Ma allora le questioni, nei termini in cui sono sollevate, concernono non il contrasto della denunciata normativa con gl'indicati parametri costituzionali, ma i limiti e i modi di attuazione dell'art. 103, comma secondo, della Costituzione, limiti e modi che non possono non essere diversi, nella presente fattispecie, rispetto ai casi decisi da questa Corte con le sentenze n. 110 del 1970 e n. 211 del 1972, postulando valutazioni e deliberazioni che si appartengono al legislatore. Non é del resto casuale che a varie riprese si siano appunto avute iniziative legislative tendenti ad istituire sezioni giurisdizionali della Corte dei conti, con competenza direttamente commisurata alla tendenziale generalità del principio di cui al comma secondo dell'art. 103 della Costituzione.

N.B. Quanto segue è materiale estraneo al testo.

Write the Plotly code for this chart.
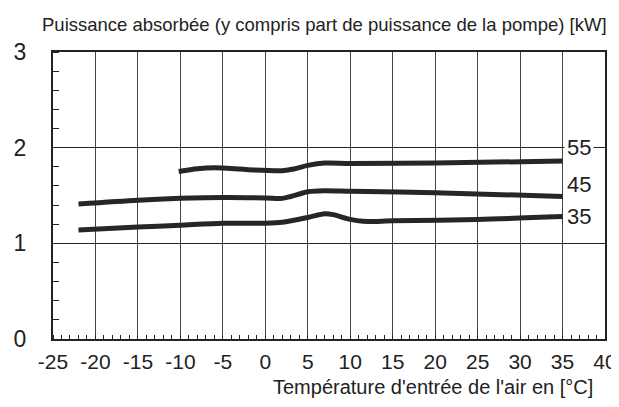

Conclusivamente, in assenza, nella presente fattispecie, di autentiche questioni di legittimità costituzionale, la Corte non può che addivenire ad una pronuncia di inammissibilità.

PER QUESTI MOTIVI

LA CORTE COSTITUZIONALE

dichiara inammissibili le questioni di legittimità costituzionale degli artt. 261, 263, 264 e 265 del testo unico della legge comunale e provinciale, approvato con r.d. 3 marzo 1934, n. 383, e degli artt. 250 e 253 dell'ordinamento amministrativo degli enti locali nella Regione siciliana, approvato con d.lg.vo del Presidente della Regione siciliana 29 ottobre 1955, n. 6, e trasfuso nella legge della stessa Regione 15 marzo 1963, n. 16, sollevate con le ordinanze in epigrafe, in riferimento agli artt. 3, 97 e 103, comma secondo, della Costituzione

Così deciso in Roma, nella sede della Corte costituzionale, Palazzo della Consulta, il 24 maggio 1977.

Paolo ROSSI - Luigi OGGIONI - Vezio CRISAFULLI - Nicola REALE - Leonetto AMADEI - Giulio GIONFRIDA - Edoardo VOLTERRA - Guido ASTUTI - Antonino DE STEFANO - Leopoldo ELIA - Guglielmo ROEHRSSEN - Oronzo REALE - Brunetto BUCCIARELLI DUCCI - Alberto MALAGUGINI.

Giovanni VITALE - Cancelliere

 

Depositata in cancelleria il 2 giugno 1977.